Been here before?

Words: Kendra Wilson

Pictures: Jim Powell

There is something very familiar about the woods around East Sussex. The spindly birch trees, the bracken, the streams everywhere.

Even if you don’t know Sussex particularly well the chances are that you will recognise it: you HAVE seen it before. That’s because EH Shepard has drawn it.

Drawn to trees

Winnie-the-Pooh and The House at Pooh Corner tell us at a young age what trees look like, and not jut the kind that grow on the High Weald of the south east.

Things happen in connection with Shepard’s trees; they make all trees more interesting.

Fences and towering trees

The 100 Aker Wood is a small piece of Ashdown Forest, its real name being Five Hundred Acre Wood. It’s an excellent place to see what trees do and how they grow, with a stand of oaks here, a towering beech there.

Ancient coppices and logging tell a story of forest management and the on-again, off-again trails of split rail fences and laid hedging would make HRH proud.

"Oh, Eeyore, you are wet!" said Piglet, feeling him

Over a sunken path, hollies send down their exposed roots: a menacing sight, particularly for a Piglet. A triangular den made of branches emerges from the undergrowth: it’s Eeyore’s house, the house at Pooh Corner.

And over there is another.

And further on — another. Clearly the creative director of the wood has been distracted by other things

Who needs cake?

There is no adventure playground and nowhere to buy cake. This is just a private wood, with some public paths going through.

One of them happens to cross a wide wooden bridge, built in 1907 for the conveying of heavy logs. Originally called Posingford Bridge it was renamed Poohsticks Bridge in the 70s, with a wary Christopher Robin in attendance.


If it were not for some wooden obelisks pointing in the direction of the PBRIDGE you might fail to notice its significance, except to admire its stout construction.

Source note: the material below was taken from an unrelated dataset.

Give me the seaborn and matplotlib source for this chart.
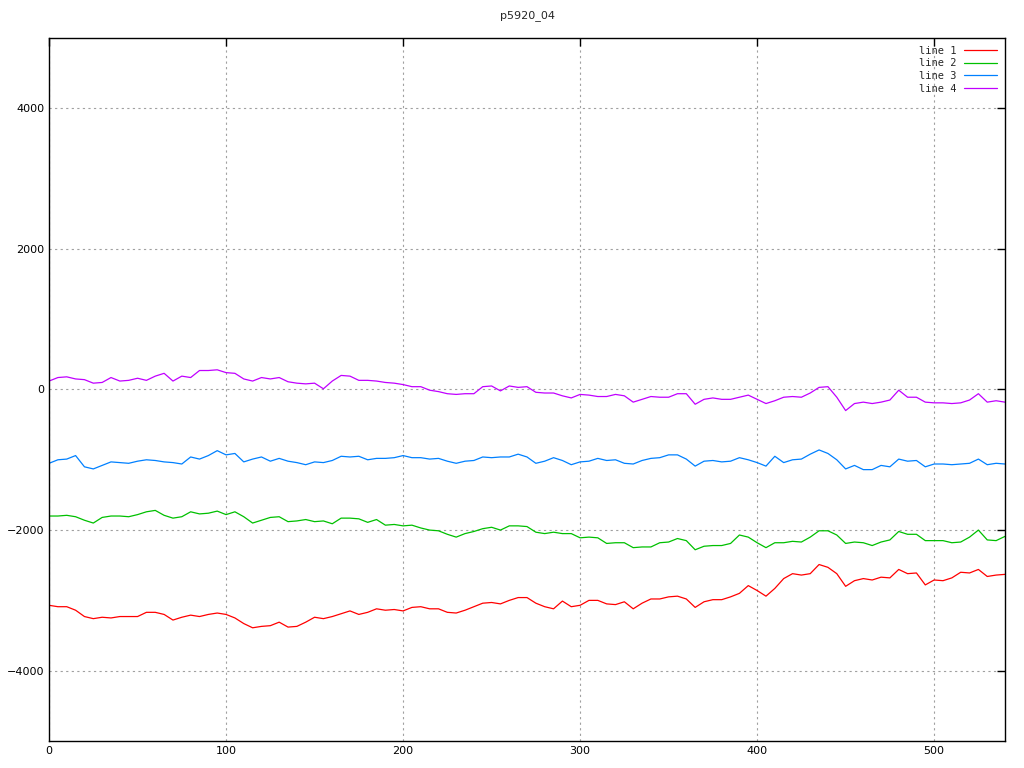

There is a small framed notice board to which visitors have directed their urge to record polite messages like: “Sharon + Jeanne 2014 Pooh Pilgrimage”. If you go on a weekday morning you won’t see any Pooh pilgrims, just the occasional person with a dog.

Winnie the Pooh, PRIVAT

Beyond the well-loved bridge, its currents slowed by a weekend of games, things start to become more of this world.

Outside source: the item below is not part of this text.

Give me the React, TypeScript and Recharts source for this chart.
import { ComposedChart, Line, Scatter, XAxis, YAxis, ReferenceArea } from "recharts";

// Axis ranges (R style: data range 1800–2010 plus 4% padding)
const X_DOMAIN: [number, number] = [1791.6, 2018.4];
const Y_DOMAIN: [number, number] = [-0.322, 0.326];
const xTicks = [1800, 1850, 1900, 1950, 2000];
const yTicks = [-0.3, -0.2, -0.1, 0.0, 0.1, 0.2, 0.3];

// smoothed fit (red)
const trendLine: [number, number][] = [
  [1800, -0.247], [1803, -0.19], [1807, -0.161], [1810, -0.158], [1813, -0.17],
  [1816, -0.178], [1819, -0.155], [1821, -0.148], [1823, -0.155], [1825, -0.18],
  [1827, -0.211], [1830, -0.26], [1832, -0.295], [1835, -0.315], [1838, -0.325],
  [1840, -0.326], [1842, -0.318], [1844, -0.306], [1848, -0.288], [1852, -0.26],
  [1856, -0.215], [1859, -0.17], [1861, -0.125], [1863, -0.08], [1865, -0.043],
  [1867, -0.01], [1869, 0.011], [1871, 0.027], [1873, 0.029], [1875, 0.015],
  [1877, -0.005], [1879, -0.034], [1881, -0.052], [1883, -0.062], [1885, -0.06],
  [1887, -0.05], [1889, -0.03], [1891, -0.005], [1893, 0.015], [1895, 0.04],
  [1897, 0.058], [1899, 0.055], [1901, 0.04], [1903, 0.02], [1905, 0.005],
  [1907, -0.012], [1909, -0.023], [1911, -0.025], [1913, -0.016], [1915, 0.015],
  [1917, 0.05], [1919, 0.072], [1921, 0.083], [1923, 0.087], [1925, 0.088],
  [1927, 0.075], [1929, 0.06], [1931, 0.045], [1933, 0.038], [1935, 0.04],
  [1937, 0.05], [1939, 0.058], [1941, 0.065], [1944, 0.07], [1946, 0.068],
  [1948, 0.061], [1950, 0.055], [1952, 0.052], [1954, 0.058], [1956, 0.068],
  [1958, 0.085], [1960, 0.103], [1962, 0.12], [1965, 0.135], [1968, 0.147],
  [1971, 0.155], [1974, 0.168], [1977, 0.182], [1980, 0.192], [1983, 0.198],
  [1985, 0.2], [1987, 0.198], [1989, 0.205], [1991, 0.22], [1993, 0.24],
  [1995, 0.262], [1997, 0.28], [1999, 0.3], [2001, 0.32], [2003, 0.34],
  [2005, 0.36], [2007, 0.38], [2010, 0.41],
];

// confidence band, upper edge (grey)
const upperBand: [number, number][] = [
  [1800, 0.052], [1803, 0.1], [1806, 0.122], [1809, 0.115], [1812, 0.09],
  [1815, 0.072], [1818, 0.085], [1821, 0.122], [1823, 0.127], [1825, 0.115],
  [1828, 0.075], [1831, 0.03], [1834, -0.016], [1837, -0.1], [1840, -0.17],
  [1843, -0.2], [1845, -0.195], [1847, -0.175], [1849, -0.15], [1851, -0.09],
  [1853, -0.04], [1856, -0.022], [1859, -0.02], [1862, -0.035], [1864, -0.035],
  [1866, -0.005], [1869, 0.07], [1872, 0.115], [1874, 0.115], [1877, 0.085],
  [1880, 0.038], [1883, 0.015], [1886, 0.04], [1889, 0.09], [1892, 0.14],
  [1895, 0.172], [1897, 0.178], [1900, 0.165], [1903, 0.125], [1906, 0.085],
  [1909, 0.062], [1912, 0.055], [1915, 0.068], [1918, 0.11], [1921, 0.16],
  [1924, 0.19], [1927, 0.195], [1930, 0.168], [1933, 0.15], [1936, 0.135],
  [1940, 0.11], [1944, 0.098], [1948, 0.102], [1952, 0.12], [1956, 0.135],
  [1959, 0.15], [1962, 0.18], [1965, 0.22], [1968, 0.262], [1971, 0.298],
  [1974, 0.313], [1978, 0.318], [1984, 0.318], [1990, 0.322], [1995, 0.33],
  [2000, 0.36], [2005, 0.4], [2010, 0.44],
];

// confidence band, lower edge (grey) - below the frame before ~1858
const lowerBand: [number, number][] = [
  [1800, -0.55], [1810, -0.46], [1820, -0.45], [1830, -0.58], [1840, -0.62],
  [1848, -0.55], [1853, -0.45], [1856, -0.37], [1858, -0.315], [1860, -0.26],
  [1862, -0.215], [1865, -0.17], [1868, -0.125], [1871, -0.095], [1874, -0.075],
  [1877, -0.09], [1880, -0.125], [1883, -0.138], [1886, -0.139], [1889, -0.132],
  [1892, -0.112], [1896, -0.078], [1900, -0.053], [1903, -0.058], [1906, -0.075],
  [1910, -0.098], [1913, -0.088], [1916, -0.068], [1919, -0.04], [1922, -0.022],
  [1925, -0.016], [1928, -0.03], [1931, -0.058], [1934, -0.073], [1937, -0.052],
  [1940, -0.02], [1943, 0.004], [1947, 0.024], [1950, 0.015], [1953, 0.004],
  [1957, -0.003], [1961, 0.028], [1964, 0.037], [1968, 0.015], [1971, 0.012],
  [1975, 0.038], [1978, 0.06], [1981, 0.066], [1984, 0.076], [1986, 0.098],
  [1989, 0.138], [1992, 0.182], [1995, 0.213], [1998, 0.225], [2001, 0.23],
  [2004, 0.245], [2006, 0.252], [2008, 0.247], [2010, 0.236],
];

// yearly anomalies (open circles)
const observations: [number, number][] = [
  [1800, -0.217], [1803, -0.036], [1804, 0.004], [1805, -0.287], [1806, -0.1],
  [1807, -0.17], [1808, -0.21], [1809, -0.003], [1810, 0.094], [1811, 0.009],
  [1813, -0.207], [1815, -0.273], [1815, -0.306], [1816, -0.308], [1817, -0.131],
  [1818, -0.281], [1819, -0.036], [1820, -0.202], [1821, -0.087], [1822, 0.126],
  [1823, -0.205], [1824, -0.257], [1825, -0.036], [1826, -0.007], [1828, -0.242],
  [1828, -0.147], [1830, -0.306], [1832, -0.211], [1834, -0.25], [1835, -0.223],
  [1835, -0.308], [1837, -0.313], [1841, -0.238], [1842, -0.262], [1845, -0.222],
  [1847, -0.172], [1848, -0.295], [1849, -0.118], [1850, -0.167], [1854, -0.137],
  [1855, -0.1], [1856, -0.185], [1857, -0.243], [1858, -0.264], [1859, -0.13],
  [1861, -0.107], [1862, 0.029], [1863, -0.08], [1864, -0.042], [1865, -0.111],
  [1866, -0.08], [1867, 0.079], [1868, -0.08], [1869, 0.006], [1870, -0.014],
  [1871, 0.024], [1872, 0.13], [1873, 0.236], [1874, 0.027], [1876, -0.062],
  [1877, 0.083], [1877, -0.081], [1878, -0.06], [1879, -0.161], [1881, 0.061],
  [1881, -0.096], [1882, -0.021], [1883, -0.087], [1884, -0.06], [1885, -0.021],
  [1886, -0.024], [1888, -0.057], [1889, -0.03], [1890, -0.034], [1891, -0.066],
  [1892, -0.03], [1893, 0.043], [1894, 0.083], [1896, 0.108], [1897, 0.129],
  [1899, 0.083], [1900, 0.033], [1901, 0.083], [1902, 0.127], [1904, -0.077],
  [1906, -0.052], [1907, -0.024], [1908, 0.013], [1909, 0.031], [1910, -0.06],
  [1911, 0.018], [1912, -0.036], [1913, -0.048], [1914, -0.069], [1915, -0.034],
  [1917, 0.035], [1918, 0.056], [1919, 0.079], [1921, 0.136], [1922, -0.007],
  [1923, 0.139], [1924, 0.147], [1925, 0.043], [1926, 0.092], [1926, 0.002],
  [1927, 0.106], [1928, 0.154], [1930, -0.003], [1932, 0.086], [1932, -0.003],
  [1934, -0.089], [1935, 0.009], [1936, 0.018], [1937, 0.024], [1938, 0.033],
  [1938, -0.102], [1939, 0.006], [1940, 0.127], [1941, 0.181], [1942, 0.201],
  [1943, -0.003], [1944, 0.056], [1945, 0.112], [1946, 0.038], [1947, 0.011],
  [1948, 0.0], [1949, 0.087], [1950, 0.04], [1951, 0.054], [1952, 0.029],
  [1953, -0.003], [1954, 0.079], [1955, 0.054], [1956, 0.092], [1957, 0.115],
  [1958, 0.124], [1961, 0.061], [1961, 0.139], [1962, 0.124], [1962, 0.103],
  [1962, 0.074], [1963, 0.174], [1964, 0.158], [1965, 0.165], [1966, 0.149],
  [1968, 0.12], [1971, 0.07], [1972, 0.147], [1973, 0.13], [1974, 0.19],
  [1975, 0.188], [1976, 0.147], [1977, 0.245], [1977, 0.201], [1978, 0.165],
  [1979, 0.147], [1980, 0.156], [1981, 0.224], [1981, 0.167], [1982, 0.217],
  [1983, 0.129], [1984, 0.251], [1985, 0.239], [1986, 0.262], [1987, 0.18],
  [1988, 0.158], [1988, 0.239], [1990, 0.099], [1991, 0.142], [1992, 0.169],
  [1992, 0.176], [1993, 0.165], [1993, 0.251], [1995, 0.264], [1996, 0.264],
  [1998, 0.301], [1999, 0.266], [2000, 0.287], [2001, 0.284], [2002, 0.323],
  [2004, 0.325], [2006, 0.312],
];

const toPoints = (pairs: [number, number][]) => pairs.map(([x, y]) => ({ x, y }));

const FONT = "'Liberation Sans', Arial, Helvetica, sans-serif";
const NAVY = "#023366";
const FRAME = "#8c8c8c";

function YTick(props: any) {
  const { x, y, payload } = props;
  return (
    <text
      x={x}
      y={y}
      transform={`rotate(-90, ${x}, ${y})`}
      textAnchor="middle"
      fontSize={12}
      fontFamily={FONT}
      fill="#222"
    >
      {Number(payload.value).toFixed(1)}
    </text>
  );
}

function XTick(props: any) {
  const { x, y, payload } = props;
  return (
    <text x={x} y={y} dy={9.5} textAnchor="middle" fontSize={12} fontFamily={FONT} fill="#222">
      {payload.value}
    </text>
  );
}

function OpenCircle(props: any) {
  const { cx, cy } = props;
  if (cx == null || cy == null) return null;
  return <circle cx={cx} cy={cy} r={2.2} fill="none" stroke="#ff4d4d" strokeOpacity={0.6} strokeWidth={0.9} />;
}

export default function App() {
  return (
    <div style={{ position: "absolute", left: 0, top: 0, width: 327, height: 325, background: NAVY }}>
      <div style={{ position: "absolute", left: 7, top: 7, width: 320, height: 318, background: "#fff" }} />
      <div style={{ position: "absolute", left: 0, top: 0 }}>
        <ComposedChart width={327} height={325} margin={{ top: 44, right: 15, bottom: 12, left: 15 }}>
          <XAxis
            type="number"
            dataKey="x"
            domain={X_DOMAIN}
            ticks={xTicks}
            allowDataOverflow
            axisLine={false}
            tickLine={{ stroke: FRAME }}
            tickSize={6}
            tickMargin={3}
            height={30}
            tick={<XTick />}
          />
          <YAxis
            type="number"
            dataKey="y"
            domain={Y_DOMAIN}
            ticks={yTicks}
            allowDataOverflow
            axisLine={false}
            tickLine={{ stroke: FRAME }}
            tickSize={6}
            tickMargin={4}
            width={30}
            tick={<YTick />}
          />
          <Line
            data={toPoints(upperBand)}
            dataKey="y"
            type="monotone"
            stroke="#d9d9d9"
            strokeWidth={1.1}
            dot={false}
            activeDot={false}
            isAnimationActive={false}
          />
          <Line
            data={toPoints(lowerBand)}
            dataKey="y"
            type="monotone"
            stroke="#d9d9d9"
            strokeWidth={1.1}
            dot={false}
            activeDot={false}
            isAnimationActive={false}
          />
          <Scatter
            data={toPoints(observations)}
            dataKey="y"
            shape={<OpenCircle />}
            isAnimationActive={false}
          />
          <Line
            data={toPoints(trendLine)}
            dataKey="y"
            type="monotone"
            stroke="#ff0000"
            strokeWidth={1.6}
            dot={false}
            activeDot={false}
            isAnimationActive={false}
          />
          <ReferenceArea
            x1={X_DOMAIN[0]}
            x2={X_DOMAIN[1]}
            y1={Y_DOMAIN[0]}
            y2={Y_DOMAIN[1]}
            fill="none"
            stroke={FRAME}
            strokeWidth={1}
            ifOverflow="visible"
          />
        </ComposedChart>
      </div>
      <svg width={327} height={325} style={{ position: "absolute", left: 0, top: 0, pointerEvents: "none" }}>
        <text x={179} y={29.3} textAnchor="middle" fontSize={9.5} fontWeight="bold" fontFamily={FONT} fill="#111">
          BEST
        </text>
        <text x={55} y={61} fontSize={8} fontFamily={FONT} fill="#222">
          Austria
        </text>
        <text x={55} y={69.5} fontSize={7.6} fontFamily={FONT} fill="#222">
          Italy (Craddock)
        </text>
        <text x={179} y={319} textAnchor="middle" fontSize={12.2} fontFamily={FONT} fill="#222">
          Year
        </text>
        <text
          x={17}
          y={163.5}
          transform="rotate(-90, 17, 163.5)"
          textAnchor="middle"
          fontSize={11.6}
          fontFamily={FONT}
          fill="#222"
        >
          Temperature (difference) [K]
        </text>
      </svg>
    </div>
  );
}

Gates bear the legend PRIVATE. As the wood ends, neat lawns with signs begin. They mainly read like this: “Private Land No Parking No Picnics”. Residents are not charmed by EH Shepard’s map indicating a “Nice For Piknicks” somewhere around this spot.

Keep it quiet

There is a shop in Hartfield village dedicated to the genius of Milne and Disney, with updated guides to local Pooh places which are more accessible and less enchanted. Nanny Alice might not approve but in the case of the 100-Acre Wood: it’s nice not to share, too much. This way, it is possible to visit this agreeable place on one’s own terms, without the social contract that an entry fee brings.

Just remember to use the Pooh car park.